Reid Sutherland is an intense mathematical genius, who works incredibly long hours at his job on Wall St. Having been unsuccessful as a teaching assistant in graduate school, he decides against becoming a professor, even though teaching is his first love, and decides instead, to apply his talents to acquiring wealth on Wall St. He enjoys the money he has made, but he is enormously unhappy at his job — we discover the reason why later on in the story — but he is stuck with the company for the nonce. Reid is someone who, you would say, isn’t in tune with his feelings. This is not to say that he doesn’t feel things deeply, because he does, but he is used to glossing over his emotions because he is insecure about expressing them to others — he even wonders if he is able to.
The beauty of this story is in the finely nuanced degrees in which it progresses, exploring every nook and cranny of Reid’s and Meg’s personalities and psyche. Words and letters are signs to Meg and mathematical symbols to Reid — both of them take them seriously in their hearts. Thus in this story, you see them turning each word they say to each other over and over in their minds, examining it for meaning beyond the obvious. Emotions follow upon understanding, even as understanding follows upon emotions. Language has the power to demean and wound as well as to respect and exalt with the whole gamut of human emotion in between. And in this story, we see Clayborn investing in her protagonists the wherewithal to experience these emotions, to express them with words and to process them with maturity.
I find New York City a fascinating place, and it was lovely to see the city through Meg’s eyes and through Reid’s eyes — how she embraces the city in all its myriad incarnations and how he holds it at arm’s length, because for the same reasons she loves it, he hates it. And then Clayborn has the city working on them even as their relationship evolves. Reid starts to see the city through Meg’s eyes, and soon, the city is synonymous with who she is, and thus, inseparable from his feelings for her. This is romance with a capital ‘R.’ Not only does a person grow more beautiful and more dear the more you get to truly understand them, but also the more dear does all aspects of their life become to you, because they are important to you.
Competence is so attractive in a person.

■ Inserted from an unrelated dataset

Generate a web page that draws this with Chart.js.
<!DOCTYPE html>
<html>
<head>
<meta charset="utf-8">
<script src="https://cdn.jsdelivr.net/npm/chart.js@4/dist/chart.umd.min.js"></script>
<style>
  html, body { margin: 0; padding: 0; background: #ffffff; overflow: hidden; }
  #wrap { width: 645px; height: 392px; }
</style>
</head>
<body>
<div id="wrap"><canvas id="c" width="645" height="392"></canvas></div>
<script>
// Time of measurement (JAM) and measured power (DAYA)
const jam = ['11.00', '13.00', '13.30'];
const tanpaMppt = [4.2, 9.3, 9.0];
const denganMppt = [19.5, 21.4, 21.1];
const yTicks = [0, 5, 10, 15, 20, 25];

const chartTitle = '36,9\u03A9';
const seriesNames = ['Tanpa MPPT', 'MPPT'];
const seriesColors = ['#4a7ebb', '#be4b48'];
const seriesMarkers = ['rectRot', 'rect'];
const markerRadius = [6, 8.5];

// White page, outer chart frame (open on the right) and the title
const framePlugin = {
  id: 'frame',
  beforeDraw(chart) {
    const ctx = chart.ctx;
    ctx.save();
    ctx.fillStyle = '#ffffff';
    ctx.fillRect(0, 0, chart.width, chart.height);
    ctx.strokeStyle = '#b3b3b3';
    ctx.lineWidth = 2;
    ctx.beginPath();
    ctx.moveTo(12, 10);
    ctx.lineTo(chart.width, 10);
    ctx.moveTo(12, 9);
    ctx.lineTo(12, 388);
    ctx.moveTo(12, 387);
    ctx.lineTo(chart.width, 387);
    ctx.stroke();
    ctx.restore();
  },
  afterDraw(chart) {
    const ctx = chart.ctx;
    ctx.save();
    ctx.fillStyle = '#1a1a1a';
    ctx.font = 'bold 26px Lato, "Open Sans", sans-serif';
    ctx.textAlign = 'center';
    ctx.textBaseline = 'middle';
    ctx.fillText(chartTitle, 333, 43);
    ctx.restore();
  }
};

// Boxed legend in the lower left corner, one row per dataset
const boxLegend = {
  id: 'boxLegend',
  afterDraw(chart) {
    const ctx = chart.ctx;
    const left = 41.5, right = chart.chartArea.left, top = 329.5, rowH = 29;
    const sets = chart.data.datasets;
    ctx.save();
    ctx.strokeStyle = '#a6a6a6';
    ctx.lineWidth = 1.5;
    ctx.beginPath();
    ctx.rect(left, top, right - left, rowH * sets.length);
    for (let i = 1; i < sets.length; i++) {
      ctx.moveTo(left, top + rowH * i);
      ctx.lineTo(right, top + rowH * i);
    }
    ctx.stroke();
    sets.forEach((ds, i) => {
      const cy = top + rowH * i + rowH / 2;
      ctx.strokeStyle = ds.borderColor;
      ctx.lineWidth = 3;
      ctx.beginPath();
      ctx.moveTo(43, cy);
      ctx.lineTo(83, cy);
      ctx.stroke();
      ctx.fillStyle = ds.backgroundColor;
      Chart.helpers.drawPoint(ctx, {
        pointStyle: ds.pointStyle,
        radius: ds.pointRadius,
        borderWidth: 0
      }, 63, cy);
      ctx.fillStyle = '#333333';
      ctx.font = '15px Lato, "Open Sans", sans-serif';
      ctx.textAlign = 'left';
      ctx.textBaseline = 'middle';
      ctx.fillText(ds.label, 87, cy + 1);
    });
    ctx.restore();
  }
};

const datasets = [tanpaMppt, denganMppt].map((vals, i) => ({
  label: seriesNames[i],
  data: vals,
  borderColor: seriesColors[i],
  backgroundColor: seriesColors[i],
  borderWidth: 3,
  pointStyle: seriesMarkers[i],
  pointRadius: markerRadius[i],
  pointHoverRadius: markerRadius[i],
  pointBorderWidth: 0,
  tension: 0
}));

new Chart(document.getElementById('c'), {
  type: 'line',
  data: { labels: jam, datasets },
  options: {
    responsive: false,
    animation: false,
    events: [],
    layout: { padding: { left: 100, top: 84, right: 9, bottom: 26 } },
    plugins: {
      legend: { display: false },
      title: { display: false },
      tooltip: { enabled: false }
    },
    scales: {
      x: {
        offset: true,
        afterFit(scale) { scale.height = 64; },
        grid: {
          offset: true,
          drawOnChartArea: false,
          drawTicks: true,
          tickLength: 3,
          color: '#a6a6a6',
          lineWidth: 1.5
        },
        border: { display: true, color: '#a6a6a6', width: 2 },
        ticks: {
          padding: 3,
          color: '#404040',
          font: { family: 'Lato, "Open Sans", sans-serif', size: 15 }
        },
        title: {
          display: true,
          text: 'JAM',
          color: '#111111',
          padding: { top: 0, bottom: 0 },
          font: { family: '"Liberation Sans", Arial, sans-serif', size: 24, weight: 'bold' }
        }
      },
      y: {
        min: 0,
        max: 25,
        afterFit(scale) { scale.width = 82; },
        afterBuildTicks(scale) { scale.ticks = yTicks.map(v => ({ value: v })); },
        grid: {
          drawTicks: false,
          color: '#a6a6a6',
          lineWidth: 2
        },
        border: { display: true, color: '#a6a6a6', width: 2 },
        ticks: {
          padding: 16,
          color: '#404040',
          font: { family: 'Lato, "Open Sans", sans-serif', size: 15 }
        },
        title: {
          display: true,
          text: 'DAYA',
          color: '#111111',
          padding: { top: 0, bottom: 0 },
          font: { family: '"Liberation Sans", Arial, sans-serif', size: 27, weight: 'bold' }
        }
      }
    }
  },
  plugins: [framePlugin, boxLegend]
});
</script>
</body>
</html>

Being good at something and knowing this about yourself is self-affirming. Meg and Reid are both successful and dedicated to their jobs and respect each other for that. I enjoy seeing characters working hard at their jobs, because it shows them having a life beyond the relationship. That it is true to them and speaks so much about who they are as individuals, adds to the complexity of their connection.

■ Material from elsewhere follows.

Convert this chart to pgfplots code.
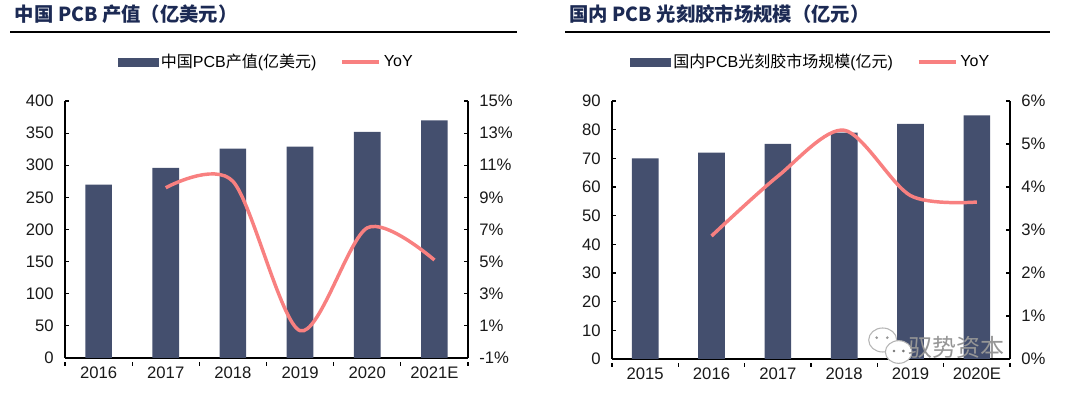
\documentclass[border=0pt]{standalone}
\usepackage{pgfplots}
\pgfplotsset{compat=1.18}
\usepackage{fontspec}
\setmainfont{Liberation Sans}
\newfontfamily\cjk{Noto Sans CJK SC}
\definecolor{barc}{RGB}{68,79,110}
\definecolor{linec}{RGB}{248,128,128}
\definecolor{titc}{RGB}{28,42,84}
\definecolor{wm}{RGB}{150,150,150}
\pgfplotsset{
  base/.style={scale only axis, xmin=-0.5, xmax=5.5,
    axis line style={line width=0.8pt, black},
    tick style={line width=0.8pt, black},
    major tick length=3pt,
    ticklabel style={font=\fontsize{12.5}{14}\selectfont, text=black!90},
    /pgf/number format/assume math mode=true},
  barax/.style={base, axis x line*=bottom, axis y line*=left,
    xtick={-0.5,0.5,...,5.5}, xticklabels={},
    xtick style={yshift=-3pt},
    extra x ticks={0,1,2,3,4,5},
    extra x tick style={major tick length=0pt, xticklabel style={yshift=-3pt}},
    yticklabel style={xshift=-5pt},
    ybar, bar width=20pt},
  lineax/.style={base, axis x line=none, axis y line*=right,
    yticklabel style={xshift=5pt},
    legend style={at={(0.5,1.152)}, anchor=center, draw=none, fill=none,
      legend columns=2, font=\fontsize{12}{14}\selectfont,
      /tikz/every even column/.append style={column sep=16pt}},
    legend cell align=left},
  barleg/.style={legend image code/.code={\fill[barc] (0pt,-3pt) rectangle (30pt,3pt);}},
  lineleg/.style={legend image code/.code={\draw[linec,line width=2.6pt] (0pt,0pt) -- (28pt,0pt);}},
}
\begin{document}
\begin{tikzpicture}
\path[use as bounding box] (0,0) rectangle (810pt,296.25pt);
% titles
\node[anchor=base west, text=titc, font=\cjk\bfseries\fontsize{14.5}{16}\selectfont, inner sep=0pt] at (11pt,280pt) {中国 PCB 产值（亿美元）};
\draw[line width=1.5pt] (7.5pt,272.25pt) -- (388pt,272.25pt);
\node[anchor=base west, text=titc, font=\cjk\bfseries\fontsize{14.5}{16}\selectfont, inner sep=0pt] at (427pt,280pt) {国内 PCB 光刻胶市场规模（亿元）};
\draw[line width=1.5pt] (423.75pt,272.25pt) -- (787.5pt,272.25pt);

% ---------- left chart ----------
\begin{axis}[barax, width=302.25pt, height=192.75pt, at={(48.75pt,27.75pt)}, anchor=south west,
  ymin=0, ymax=400, ytick={0,50,...,400},
  extra x tick labels={2016,2017,2018,2019,2020,2021E}]
\addplot[fill=barc, draw=none] coordinates {(0,270) (1,296) (2,326) (3,329) (4,352) (5,370)};
\end{axis}
\begin{axis}[lineax, width=302.25pt, height=192.75pt, at={(48.75pt,27.75pt)}, anchor=south west,
  ymin=-1, ymax=15, ytick={-1,1,3,5,7,9,11,13,15},
  yticklabels={-1\%,1\%,3\%,5\%,7\%,9\%,11\%,13\%,15\%}]
\addlegendimage{barleg}
\addlegendentry{{\cjk 中国}PCB{\cjk 产值}({\cjk 亿美元})}
\addplot[linec, line width=2.6pt, smooth, lineleg] coordinates {(1,9.6) (2,10.0) (3,0.7) (4,7.1) (5,5.1)};
\addlegendentry{YoY}
\end{axis}

% ---------- right chart ----------
\begin{axis}[barax, width=298.5pt, height=193.5pt, at={(459pt,27pt)}, anchor=south west,
  ymin=0, ymax=90, ytick={0,10,...,90},
  extra x tick labels={2015,2016,2017,2018,2019,2020E}]
\addplot[fill=barc, draw=none] coordinates {(0,70) (1,72) (2,75) (3,79) (4,82) (5,85)};
\end{axis}
\begin{axis}[lineax, width=298.5pt, height=193.5pt, at={(459pt,27pt)}, anchor=south west,
  ymin=0, ymax=6, ytick={0,1,...,6},
  yticklabels={0\%,1\%,2\%,3\%,4\%,5\%,6\%}]
\addlegendimage{barleg}
\addlegendentry{{\cjk 国内}PCB{\cjk 光刻胶市场规模}({\cjk 亿元})}
\addplot[linec, line width=2.6pt, smooth, lineleg] coordinates {(1,2.86) (2,4.25) (3,5.32) (4,3.8) (5,3.65)};
\addlegendentry{YoY}
\end{axis}

% watermark
\fill[white, draw=wm!70, line width=0.8pt] (662pt,41.25pt) ellipse (10.5pt and 9pt);
\fill[wm] (657.5pt,43pt) circle (1.1pt) (665.5pt,43pt) circle (1.1pt);
\fill[white, draw=wm!70, line width=0.8pt] (674pt,32.25pt) ellipse (10pt and 8.5pt);
\fill[wm!80!black] (670.5pt,33pt) circle (1.1pt) (677.5pt,33pt) circle (1.1pt);
\node[text=wm, font=\cjk\fontsize{18}{20}\selectfont, anchor=east] at (757pt,36pt) {驭势资本};
\end{tikzpicture}
\end{document}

Clayborn’s prose is so consonant with the characters and their emotions, that it is almost meta in the way the prose works in service of the story even as the story unfolds within its structure. This entire story brings to mind a flower with multiple whorls, where each layer brings such rich color and texture to the flower, while in itself being encapsulated by the flower.
I rarely say this, but for Love Lettering, I can scarcely contain myself: Do read it. Read it for the complex characters, precise emotions, and wonderful prose, and read it to be transported to the wonderful world of words and New York City.